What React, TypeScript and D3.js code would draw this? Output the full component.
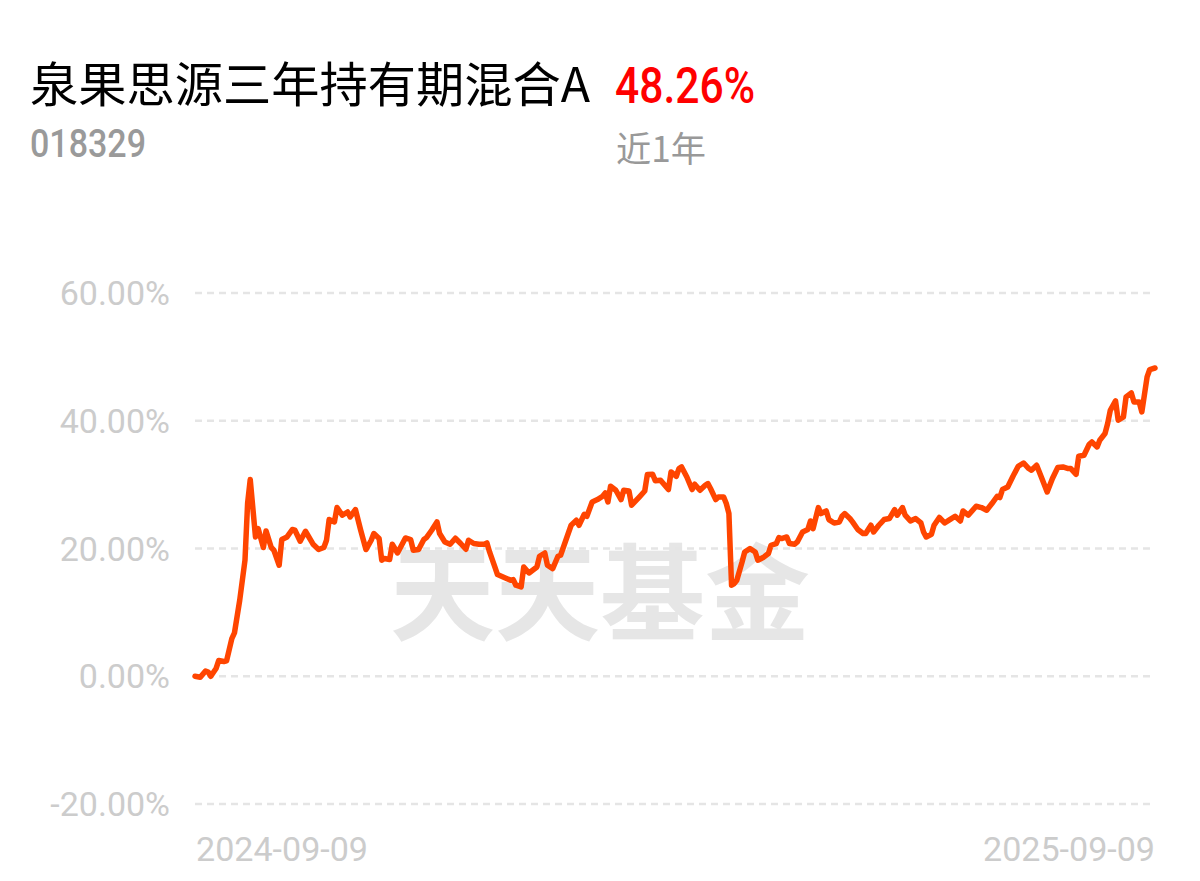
import React from "react";
import * as d3 from "d3";

const fundName = "泉果思源三年持有期混合A";
const fundCode = "018329";
const periodReturn = "48.26%";
const periodLabel = "近1年";
const watermark = "天天基金";
const startDate = "2024-09-09";
const endDate = "2025-09-09";
const yTicks = [-20, 0, 20, 40, 60];

// days since 2024-09-09
const dayOffsets = [
  0, 2, 4, 5, 6, 8, 9, 11, 12, 14, 15, 17, 19, 20, 21, 23, 24, 26, 27, 29,
  30, 32, 33, 35, 37, 38, 40, 42, 45, 47, 49, 50, 51, 53, 54, 56, 58, 59, 61, 63,
  65, 67, 68, 70, 71, 72, 74, 75, 77, 80, 82, 83, 85, 87, 88, 90, 92, 93, 95, 97,
  99, 101, 103, 104, 106, 108, 110, 111, 112, 114, 115, 118, 120, 121, 122, 124, 125, 127, 130, 131,
  133, 134, 136, 138, 139, 141, 143, 145, 146, 148, 149, 151, 153, 155, 156, 157, 158, 160, 162, 163,
  165, 166, 168, 169, 171, 172, 174, 175, 177, 180, 181, 183, 184, 185, 187, 189, 190, 192, 194, 195,
  196, 198, 199, 201, 202, 203, 204, 205, 206, 208, 209, 211, 213, 214, 216, 218, 219, 221, 222, 223,
  225, 226, 228, 229, 231, 233, 234, 235, 237, 238, 240, 241, 243, 245, 246, 247, 249, 250, 252, 254,
  255, 257, 258, 260, 262, 264, 266, 267, 269, 270, 272, 274, 276, 277, 278, 280, 281, 283, 285, 287,
  289, 291, 292, 294, 297, 299, 301, 303, 305, 306, 307, 309, 311, 313, 315, 317, 318, 320, 322, 324,
  326, 328, 330, 332, 333, 335, 336, 338, 340, 341, 343, 344, 346, 347, 348, 350, 351, 353, 354, 356,
  357, 359, 360, 362, 363, 365,
];

// cumulative return, %
const returns = [
  0.0, -0.16, 0.83, 0.67, 0.0, 1.21, 2.46, 2.3, 2.4, 5.9, 6.78, 11.9, 18.16, 27.08, 30.79, 21.81, 23.12, 20.15, 22.75, 20.15,
  19.73, 17.38, 21.4, 21.81, 22.97, 22.86, 21.14, 22.7, 20.62, 19.84, 20.15, 21.29, 24.53, 24.16, 26.41, 25.21, 25.72, 24.94, 26.1, 22.86,
  19.84, 21.29, 22.34, 21.56, 18.16, 18.43, 18.27, 20.67, 19.3, 21.65, 21.4, 19.73, 19.84, 21.4, 21.71, 22.86, 24.16, 22.34, 21.03, 20.67,
  21.6, 20.78, 19.88, 21.29, 20.78, 20.67, 20.67, 20.87, 19.46, 17.11, 15.92, 15.39, 15.03, 15.14, 14.25, 13.98, 17.11, 16.17, 17.11, 18.79,
  19.3, 17.38, 16.86, 18.79, 18.94, 21.29, 23.64, 24.42, 23.64, 25.36, 25.05, 27.29, 27.66, 28.18, 28.7, 27.29, 29.75, 29.12, 27.66, 29.12,
  29.01, 26.77, 27.66, 28.1, 29.0, 31.6, 31.62, 30.6, 30.69, 29.23, 31.98, 31.31, 32.52, 32.77, 31.2, 29.23, 30.06, 29.12, 29.9, 30.17,
  29.39, 27.66, 28.07, 28.07, 27.04, 25.47, 14.25, 14.51, 15.03, 17.89, 19.46, 19.99, 19.46, 18.16, 18.58, 19.21, 20.51, 20.78, 21.71, 21.56,
  21.81, 20.78, 20.67, 21.03, 22.59, 22.97, 24.31, 23.12, 26.41, 25.47, 25.88, 24.53, 24.0, 24.16, 25.05, 25.47, 24.69, 24.16, 22.97, 22.34,
  22.34, 23.64, 22.59, 23.64, 24.53, 24.69, 26.1, 25.21, 26.41, 25.21, 24.31, 24.69, 24.0, 22.59, 21.81, 22.23, 23.64, 24.85, 24.0, 24.53,
  25.05, 24.31, 25.88, 25.21, 26.61, 26.41, 25.99, 27.04, 28.18, 27.98, 29.23, 29.64, 31.31, 32.88, 33.39, 32.52, 32.25, 33.03, 30.95, 28.85,
  30.95, 32.67, 32.77, 32.52, 32.52, 31.62, 34.44, 34.6, 36.32, 36.68, 35.9, 36.95, 38.0, 39.56, 41.64, 43.1, 40.08, 40.59, 43.73, 44.35,
  42.94, 42.94, 41.38, 46.86, 48.02, 48.26,
];

const W = 1200;
const H = 881;
const plotLeft = 195;
const plotRight = 1155;
const plotTop = 293;
const plotBottom = 804;

export default function App() {
  const parse = d3.timeParse("%Y-%m-%d");
  const start = parse(startDate) as Date;
  const end = parse(endDate) as Date;
  const x = d3.scaleTime().domain([start, end]).range([plotLeft, plotRight]);
  const y = d3.scaleLinear().domain([-20, 60]).range([plotBottom, plotTop]);

  const data = dayOffsets.map((d, i) => ({
    date: d3.timeDay.offset(start, d),
    value: returns[i],
  }));

  const line = d3
    .line<{ date: Date; value: number }>()
    .x((d) => x(d.date))
    .y((d) => y(d.value))
    .curve(d3.curveLinear);

  const sans = "Roboto, 'Noto Sans', sans-serif";
  const cjk = "'Noto Sans CJK SC', 'Noto Sans', sans-serif";
  const fmtTick = (t: number) => (t < 0 ? "-" : "") + Math.abs(t).toFixed(2) + "%";

  return (
    <svg
      width={W}
      height={H}
      style={{ position: "absolute", left: 0, top: 0, background: "#fff" }}
    >
      <rect x={0} y={0} width={W} height={H} fill="#fff" />
      <text
        x={30}
        y={102}
        fontFamily={cjk}
        fontSize={48}
        fill="#000"
        textLength={560}
        lengthAdjust="spacingAndGlyphs"
      >
        {fundName}
      </text>
      <text
        x={615}
        y={103}
        fontFamily={sans}
        fontSize={50}
        fontWeight={500}
        fill="#ff0000"
        textLength={140}
        lengthAdjust="spacingAndGlyphs"
      >
        {periodReturn}
      </text>
      <text
        x={30}
        y={157}
        fontFamily={sans}
        fontSize={38}
        fontWeight={500}
        fill="#9a9a9a"
        textLength={116}
        lengthAdjust="spacingAndGlyphs"
      >
        {fundCode}
      </text>
      <text
        x={616}
        y={162}
        fontFamily={cjk}
        fontSize={35}
        fill="#999"
        textLength={90}
        lengthAdjust="spacingAndGlyphs"
      >
        {periodLabel}
      </text>

      <text
        x={390}
        y={632}
        fontFamily={cjk}
        fontSize={105}
        fontWeight={700}
        fill="#e6e6e6"
        textLength={420}
        lengthAdjust="spacingAndGlyphs"
      >
        {watermark}
      </text>

      {yTicks.map((t) => (
        <g key={t}>
          <line
            x1={plotLeft}
            x2={plotRight}
            y1={y(t)}
            y2={y(t)}
            stroke="#e5e5e5"
            strokeWidth={2.5}
            strokeDasharray="7,5"
          />
          <text
            x={170}
            y={y(t)}
            dy="0.36em"
            textAnchor="end"
            fontFamily={sans}
            fontSize={34}
            fill="#cccccc"
          >
            {fmtTick(t)}
          </text>
        </g>
      ))}

      <text
        x={plotLeft + 1}
        y={861}
        fontFamily={sans}
        fontSize={34}
        fill="#cccccc"
        textLength={172}
        lengthAdjust="spacingAndGlyphs"
      >
        {d3.timeFormat("%Y-%m-%d")(start)}
      </text>
      <text
        x={plotRight - 172}
        y={861}
        fontFamily={sans}
        fontSize={34}
        fill="#cccccc"
        textLength={172}
        lengthAdjust="spacingAndGlyphs"
      >
        {d3.timeFormat("%Y-%m-%d")(end)}
      </text>

      <path
        d={line(data) || ""}
        fill="none"
        stroke="#ff4500"
        strokeWidth={5.5}
        strokeLinejoin="round"
        strokeLinecap="round"
      />
    </svg>
  );
}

# # #

| WHAT THE TASK REQUIRES |
Starting with the first line of the data above and ending with the line containing "const yTicks = [-20, 0, 20, 40, 60];", please restate every line exactly, leaving images out.

| ANSWER TO THIS TASK |
What React, TypeScript and D3.js code would draw this? Output the full component.
import React from "react";
import * as d3 from "d3";

const fundName = "泉果思源三年持有期混合A";
const fundCode = "018329";
const periodReturn = "48.26%";
const periodLabel = "近1年";
const watermark = "天天基金";
const startDate = "2024-09-09";
const endDate = "2025-09-09";
const yTicks = [-20, 0, 20, 40, 60];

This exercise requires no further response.